DOGWOOD SLURM EXAMPLES

This guide will provide you with enough basic information to run straight-forward jobs on Dogwood. Please use the table of contents to access more detailed information, or email research@unc.edu with questions.

Table of Contents

Method 1: The Submission Script

Method 2: Inline Submission

Example: Submitting mvapich2_2.3rc1 without mpirun

Interactive Debugging Example

Other SLURM Information

These are just examples to give you an idea of how to submit jobs on Dogwood for some commonly used applications. You’ll need to specify SBATCH options as appropriate for your job and application.

To connect to <onyen>@dogwood.unc.edu, see: Getting Logged on

Notable Directories Your home directory is: /nas/longleaf/home/<onyen>. Your scratch space is: /21dayscratch/scr/o/n/<onyen>.

Dogwood uses SLURM to schedule and submit jobs.
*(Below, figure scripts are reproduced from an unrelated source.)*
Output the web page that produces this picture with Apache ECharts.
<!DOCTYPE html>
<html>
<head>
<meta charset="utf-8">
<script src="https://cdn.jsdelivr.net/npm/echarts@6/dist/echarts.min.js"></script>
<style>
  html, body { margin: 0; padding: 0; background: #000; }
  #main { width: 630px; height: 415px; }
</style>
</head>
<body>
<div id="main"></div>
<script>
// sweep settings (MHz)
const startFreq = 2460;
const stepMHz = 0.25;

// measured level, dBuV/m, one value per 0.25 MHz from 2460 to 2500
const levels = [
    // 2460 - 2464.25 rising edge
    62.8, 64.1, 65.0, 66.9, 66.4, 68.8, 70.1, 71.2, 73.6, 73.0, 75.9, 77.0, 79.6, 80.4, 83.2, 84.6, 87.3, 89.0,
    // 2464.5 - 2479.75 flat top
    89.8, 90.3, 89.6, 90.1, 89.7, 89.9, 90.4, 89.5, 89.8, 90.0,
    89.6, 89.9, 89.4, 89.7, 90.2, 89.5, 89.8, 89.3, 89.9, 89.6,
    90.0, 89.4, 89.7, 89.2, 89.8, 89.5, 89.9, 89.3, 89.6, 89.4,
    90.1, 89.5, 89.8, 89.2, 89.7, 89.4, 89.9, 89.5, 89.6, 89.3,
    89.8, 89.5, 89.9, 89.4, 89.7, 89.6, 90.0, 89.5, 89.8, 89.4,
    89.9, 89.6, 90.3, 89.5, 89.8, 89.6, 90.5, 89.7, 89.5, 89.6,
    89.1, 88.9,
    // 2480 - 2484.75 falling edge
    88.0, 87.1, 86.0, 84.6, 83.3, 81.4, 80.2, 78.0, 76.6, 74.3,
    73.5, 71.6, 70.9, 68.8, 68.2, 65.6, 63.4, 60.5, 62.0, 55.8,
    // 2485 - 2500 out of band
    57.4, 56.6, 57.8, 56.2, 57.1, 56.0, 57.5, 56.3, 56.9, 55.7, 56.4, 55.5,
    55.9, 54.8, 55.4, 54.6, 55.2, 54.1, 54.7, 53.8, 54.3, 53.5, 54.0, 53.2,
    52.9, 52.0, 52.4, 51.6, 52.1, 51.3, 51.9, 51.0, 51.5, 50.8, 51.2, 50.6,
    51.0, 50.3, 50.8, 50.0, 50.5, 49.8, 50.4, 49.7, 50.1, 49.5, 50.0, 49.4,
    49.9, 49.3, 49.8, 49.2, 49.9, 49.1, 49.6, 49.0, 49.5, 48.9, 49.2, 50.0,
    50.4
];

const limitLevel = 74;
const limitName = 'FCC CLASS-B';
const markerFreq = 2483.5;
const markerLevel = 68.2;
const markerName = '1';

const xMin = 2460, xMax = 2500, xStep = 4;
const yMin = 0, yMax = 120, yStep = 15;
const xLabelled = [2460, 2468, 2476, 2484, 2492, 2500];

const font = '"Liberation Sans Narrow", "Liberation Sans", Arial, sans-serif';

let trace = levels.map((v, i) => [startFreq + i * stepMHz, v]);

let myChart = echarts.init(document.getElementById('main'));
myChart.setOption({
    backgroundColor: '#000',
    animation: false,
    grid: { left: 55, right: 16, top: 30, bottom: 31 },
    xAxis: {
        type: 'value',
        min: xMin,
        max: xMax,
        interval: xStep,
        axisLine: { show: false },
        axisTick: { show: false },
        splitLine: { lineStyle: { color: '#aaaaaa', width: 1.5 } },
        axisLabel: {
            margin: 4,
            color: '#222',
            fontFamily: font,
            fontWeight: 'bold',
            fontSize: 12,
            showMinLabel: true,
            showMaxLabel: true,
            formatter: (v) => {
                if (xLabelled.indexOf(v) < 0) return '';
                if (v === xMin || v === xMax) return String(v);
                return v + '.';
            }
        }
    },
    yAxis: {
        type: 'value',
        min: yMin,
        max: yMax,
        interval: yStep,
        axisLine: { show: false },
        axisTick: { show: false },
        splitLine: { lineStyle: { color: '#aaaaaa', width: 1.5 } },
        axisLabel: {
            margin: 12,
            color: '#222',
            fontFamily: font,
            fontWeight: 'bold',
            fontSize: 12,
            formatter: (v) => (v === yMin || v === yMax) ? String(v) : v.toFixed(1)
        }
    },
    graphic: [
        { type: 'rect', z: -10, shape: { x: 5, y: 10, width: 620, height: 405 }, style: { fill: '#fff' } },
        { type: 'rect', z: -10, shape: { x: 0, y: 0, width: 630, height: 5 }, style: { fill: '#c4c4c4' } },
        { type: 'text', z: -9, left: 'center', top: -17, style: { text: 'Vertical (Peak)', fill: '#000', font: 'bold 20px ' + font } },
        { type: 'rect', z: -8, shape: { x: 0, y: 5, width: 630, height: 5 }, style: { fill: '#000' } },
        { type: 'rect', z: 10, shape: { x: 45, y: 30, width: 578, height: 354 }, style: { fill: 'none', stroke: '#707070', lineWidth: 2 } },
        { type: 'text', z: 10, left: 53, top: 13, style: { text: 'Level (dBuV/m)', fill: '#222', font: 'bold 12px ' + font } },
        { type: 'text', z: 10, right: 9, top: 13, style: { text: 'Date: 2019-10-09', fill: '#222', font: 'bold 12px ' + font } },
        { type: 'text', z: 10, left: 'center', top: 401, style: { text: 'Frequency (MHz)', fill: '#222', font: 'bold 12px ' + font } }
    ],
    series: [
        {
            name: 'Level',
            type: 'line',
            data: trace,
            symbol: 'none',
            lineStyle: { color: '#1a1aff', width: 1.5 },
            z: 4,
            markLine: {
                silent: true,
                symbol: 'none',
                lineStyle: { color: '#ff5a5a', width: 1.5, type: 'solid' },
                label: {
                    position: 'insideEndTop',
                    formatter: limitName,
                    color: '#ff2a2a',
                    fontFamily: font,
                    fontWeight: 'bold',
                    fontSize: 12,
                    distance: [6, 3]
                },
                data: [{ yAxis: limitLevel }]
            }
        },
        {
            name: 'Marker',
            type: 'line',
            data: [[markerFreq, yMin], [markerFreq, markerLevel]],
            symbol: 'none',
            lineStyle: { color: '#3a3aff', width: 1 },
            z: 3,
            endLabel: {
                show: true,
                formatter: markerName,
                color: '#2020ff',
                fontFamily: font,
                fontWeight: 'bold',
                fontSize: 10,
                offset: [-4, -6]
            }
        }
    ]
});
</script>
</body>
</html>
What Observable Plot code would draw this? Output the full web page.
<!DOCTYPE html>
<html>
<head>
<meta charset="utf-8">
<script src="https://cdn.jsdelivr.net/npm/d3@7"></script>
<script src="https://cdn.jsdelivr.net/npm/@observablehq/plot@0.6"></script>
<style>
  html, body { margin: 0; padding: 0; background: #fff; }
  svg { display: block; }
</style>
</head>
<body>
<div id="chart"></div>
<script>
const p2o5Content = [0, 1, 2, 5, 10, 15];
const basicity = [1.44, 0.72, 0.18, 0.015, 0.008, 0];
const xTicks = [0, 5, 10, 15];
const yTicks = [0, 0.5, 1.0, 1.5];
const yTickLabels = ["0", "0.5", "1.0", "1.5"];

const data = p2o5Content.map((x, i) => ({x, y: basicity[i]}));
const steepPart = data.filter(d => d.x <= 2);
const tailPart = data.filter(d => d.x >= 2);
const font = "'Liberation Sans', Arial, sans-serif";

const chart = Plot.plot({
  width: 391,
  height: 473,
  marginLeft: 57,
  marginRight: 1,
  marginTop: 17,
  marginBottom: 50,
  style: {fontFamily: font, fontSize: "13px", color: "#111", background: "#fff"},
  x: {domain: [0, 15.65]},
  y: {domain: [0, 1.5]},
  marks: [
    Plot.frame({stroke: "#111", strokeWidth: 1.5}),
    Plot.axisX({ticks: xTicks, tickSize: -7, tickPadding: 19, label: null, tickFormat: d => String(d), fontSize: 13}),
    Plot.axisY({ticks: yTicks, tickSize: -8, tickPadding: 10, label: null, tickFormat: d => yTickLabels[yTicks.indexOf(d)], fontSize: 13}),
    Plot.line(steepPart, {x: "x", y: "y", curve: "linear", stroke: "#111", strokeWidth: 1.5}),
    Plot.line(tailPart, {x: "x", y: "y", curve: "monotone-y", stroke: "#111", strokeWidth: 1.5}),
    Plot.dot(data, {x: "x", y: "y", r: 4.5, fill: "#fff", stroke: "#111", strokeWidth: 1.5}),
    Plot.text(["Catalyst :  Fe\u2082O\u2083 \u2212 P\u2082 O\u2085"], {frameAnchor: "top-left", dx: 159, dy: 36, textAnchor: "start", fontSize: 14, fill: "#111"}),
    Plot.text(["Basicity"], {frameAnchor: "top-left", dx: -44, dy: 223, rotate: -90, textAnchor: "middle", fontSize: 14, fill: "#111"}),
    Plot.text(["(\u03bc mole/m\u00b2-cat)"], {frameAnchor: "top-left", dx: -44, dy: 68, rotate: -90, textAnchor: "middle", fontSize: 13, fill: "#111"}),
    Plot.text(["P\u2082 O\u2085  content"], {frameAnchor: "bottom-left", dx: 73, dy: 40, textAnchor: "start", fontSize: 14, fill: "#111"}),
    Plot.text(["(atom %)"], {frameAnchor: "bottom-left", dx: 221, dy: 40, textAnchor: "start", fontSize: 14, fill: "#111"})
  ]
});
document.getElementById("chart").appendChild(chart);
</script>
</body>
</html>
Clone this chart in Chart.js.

Below are the most common methods to submit jobs to Dogwood. Always submit your compute jobs via SLURM. Never run the compute jobs from the $ prompt (the node where are you are logged in).

The Submission Script

Create a bash script using your favorite editor. If you don’t have a favorite editor, use nano (for now).

nano example.sh

The script contains job submission options followed by application commands. Please enter the following into your script:

#!/bin/bash
#SBATCH --job-name=first_slurm_job
#SBATCH -N 2
#SBATCH -p 528_queue
#SBATCH --ntasks-per-node=44
#SBATCH --time=5:00:00  # format days-hh:mm:ss

mpirun my_parallel_MPI_job

Save your file and exit nano. Submit your job using the sbatch command:

sbatch example.sh

You have created a script, example.shthat will ask for 2 nodes each running 44 tasks, for up to 5 hours. It will name the job “first_slurm_job” and run the MPI executablemy_parallel_job using the mpirun command.

Inline Submission

If you would like to submit your job at the command line without creating a script, please try the following:

$ sbatch -t 120 -p 528_queue -N 2 --ntasks-per-node=32 -o hello.out.%j --wrap="mpirun my_parallel_MPI_job"

This requests 32 tasks running on each of two nodes. We left out the --job-name option, and used a shorthand option for time and specified it in minutes. We also specified our own output file where the SLURM jobid will be substituted for the “%j” in the output file name. Note: Openmpi throws a weird error on this (probably due to a bug) but you can get around this error by adding -oversubscribe after mpirun and it will do the right thing, which you can verify by also adding --report-bindings.

If you see the following error message then you used the sbatch command without the --wrap option or a valid shell script. Use the Script submission method or Inline submission method as shown above.

/var/spool/slurmd/job1535767/slurm_script: line 445: /var/spool/slurmd/bin/util/arch.sh: No such file or directory

Example: Submitting mvapich2_2.3rc1 without mpirun

The build of mvapich2_2.3rc1 does not include an mpirun command but you can still run these MPI jobs with one small modification. You can use srun and specify the number of processes as follows.

#!/bin/bash
#SBATCH --job-name=first_slurm_job
#SBATCH -N 2
#SBATCH -p 528_queue
#SBATCH --ntasks-per-node=44
#SBATCH --time=5:00:00  # format days-hh:mm:ss

srun -n $SLURM_NPROCS my_parallel_MPI_job

Interactive Debugging Example

$ module add matlab
$ srun -n 1 -p debug_queue --mem=5g --x11=first matlab

This requests 1 tasks running with 5g memory.

Other SLURM Information

  • Partition (Queue) Information

     sinfo
    
    squeue
    squeue -u <onyen>
    squeue -u <onyen> -l
    

    Dogwood Partitions and User Limits

  • Job details

     scontrol show jobid <job_id_number>
    
  • Cancel Job

     scancel <job_id_number>
    
  • Details of Completed Job Note that -jbelow has a single hyphen ‘-‘, and --formathas two hyphens ‘–‘.

     sacct -j <jobid> --format=JobID,JobName,Partition,ReqMem,MaxRSS,NTasks,AllocCPUS,Elapsed,State
    
    scontrol show job <jobid>
    

See man sacct and scontrolfor details.